Manufacturers are in a healthy position to ride major drops on the Australian Stock Exchange (ASX) like the one seen this week, a leading economist has assured.
Greg McKenna, AxiTrader’s chief market strategist, has told Manufacturers’ Monthly there isn’t much cause for concern despite the ASX suffering a $26 billion loss on Thursday, claiming that the industry is sufficiently prepared.
The slide was partly blamed on concerns surrounding the United States’ “pro-growth agenda” and an uncertain future for the American health care system.
However, while he says it is not yet clear whether President Trump is going to be “a great fiscal manager”, McKenna believes a turbulent marketplace isn’t solely a US trade issue.

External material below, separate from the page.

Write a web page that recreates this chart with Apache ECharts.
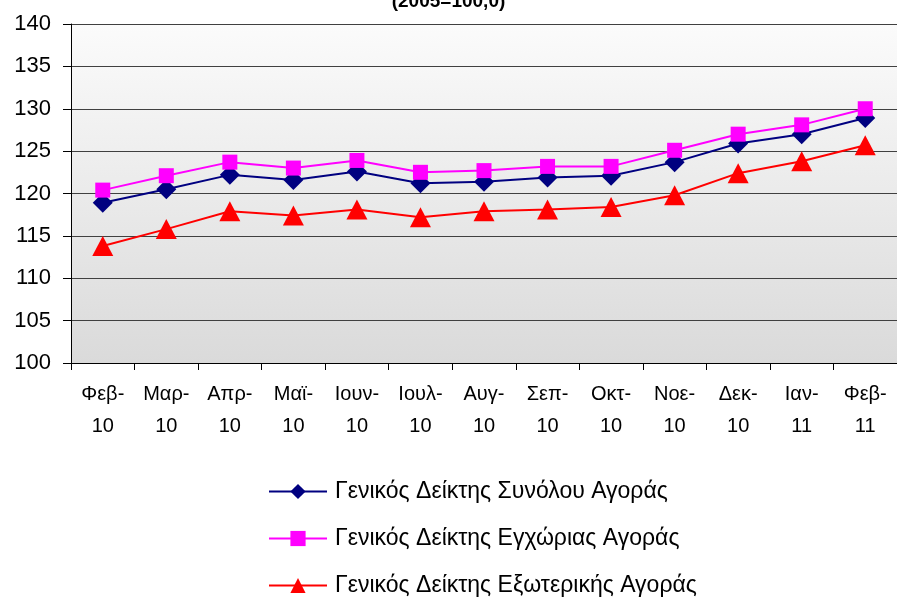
<!DOCTYPE html>
<html>
<head>
<meta charset="utf-8">
<script src="https://cdn.jsdelivr.net/npm/echarts@6/dist/echarts.min.js"></script>
<style>
  html, body { margin: 0; padding: 0; background: #fff; }
  #chart { width: 897px; height: 597px; }
</style>
</head>
<body>
<div id="chart"></div>
<script>
// categories (month-year)
const months = ['Φεβ-\n10', 'Μαρ-\n10', 'Απρ-\n10', 'Μαϊ-\n10', 'Ιουν-\n10', 'Ιουλ-\n10', 'Αυγ-\n10',
  'Σεπ-\n10', 'Οκτ-\n10', 'Νοε-\n10', 'Δεκ-\n10', 'Ιαν-\n11', 'Φεβ-\n11'];

// series values
const totalMarket = [118.9, 120.5, 122.2, 121.6, 122.6, 121.2, 121.4, 121.9, 122.1, 123.7, 125.9, 127.0, 128.9];
const domesticMarket = [120.4, 122.1, 123.7, 123.0, 123.9, 122.5, 122.7, 123.2, 123.2, 125.1, 127.0, 128.1, 130.0];
const foreignMarket = [113.8, 115.8, 117.9, 117.4, 118.1, 117.2, 117.9, 118.1, 118.4, 119.8, 122.4, 123.8, 125.7];

const seriesNames = [
  'Γενικός Δείκτης Συνόλου Αγοράς',
  'Γενικός Δείκτης Εγχώριας Αγοράς',
  'Γενικός Δείκτης Εξωτερικής Αγοράς'
];

const chart = echarts.init(document.getElementById('chart'));

const font = 'Liberation Sans, Arial, sans-serif';

const options = {
  animation: false,
  title: {
    text: '(2005=100,0)',
    left: 'center',
    top: -13,
    textStyle: { fontFamily: font, fontSize: 19, fontWeight: 'bold', color: '#000' }
  },
  grid: {
    left: 71,
    right: -1,
    top: 24,
    bottom: 234,
    show: true,
    borderWidth: 0,
    backgroundColor: new echarts.graphic.LinearGradient(0, 0, 0, 1, [
      { offset: 0, color: '#fbfbfb' },
      { offset: 1, color: '#dadada' }
    ])
  },
  legend: {
    orient: 'vertical',
    left: 268,
    top: 480,
    height: 300,
    padding: 0,
    itemWidth: 58,
    itemHeight: 19,
    itemGap: 24,
    data: seriesNames,
    textStyle: { fontFamily: font, fontSize: 23, color: '#000', padding: [0, 0, 0, 3] }
  },
  xAxis: {
    type: 'category',
    data: months,
    boundaryGap: true,
    axisLine: { lineStyle: { color: '#000', width: 1 } },
    axisTick: { show: true, length: 7, lineStyle: { color: '#000' } },
    axisLabel: {
      interval: 0,
      margin: 15,
      fontFamily: font,
      fontSize: 20,
      lineHeight: 32,
      color: '#000'
    }
  },
  yAxis: {
    type: 'value',
    min: 100,
    max: 140,
    interval: 5,
    axisLine: { show: true, lineStyle: { color: '#000', width: 1 } },
    axisTick: { show: true, length: 8, lineStyle: { color: '#000' } },
    axisLabel: { margin: 20, fontFamily: font, fontSize: 22, color: '#000' },
    splitLine: { show: true, lineStyle: { color: '#404040', width: 1 } }
  },
  series: [
    {
      name: seriesNames[0],
      type: 'line',
      data: totalMarket,
      symbol: 'diamond',
      symbolSize: [20, 20],
      itemStyle: { color: '#000080' },
      lineStyle: { color: '#000080', width: 2 },
      z: 3
    },
    {
      name: seriesNames[1],
      type: 'line',
      data: domesticMarket,
      symbol: 'rect',
      symbolSize: 15,
      itemStyle: { color: '#ff00ff' },
      lineStyle: { color: '#ff00ff', width: 2 },
      z: 4
    },
    {
      name: seriesNames[2],
      type: 'line',
      data: foreignMarket,
      symbol: 'triangle',
      symbolSize: [21, 20],
      itemStyle: { color: '#ff0000' },
      lineStyle: { color: '#ff0000', width: 2 },
      z: 2
    }
  ]
};

chart.setOption(options);
window.addEventListener('resize', () => chart.resize());
</script>
</body>
</html>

“It’s not just about the US stock. We had a bottom out in the commodity cycle last February, so it looks like this is a long-term situation,” he said.
“That said, the prices we have got to are pretty precise… and, in the current environment for business, are starting to change people’s views [of the market].
“As long as the Australian dollar doesn’t go much higher and companies continue to make good products, it is a good time for manufacturing.”
As the economy continues its transition after the mining boom of the early 21st century, manufacturers in Australia “know how to work with and do business in a market that’s prone to booms and busts”, according to McKenna’s research.
He explained that, while “the industry’s economy has shrunk” in the past 20 years with fewer bodies on factory floors, manufacturing has actually “benefitted from global growth over the last six months”.
“When that happens – whether on a domestic front or offshore – it is positive for the industry,” he continued.
“In that case, manufacturers will be able to manage their productivity. From experience, they have always been very adaptable.”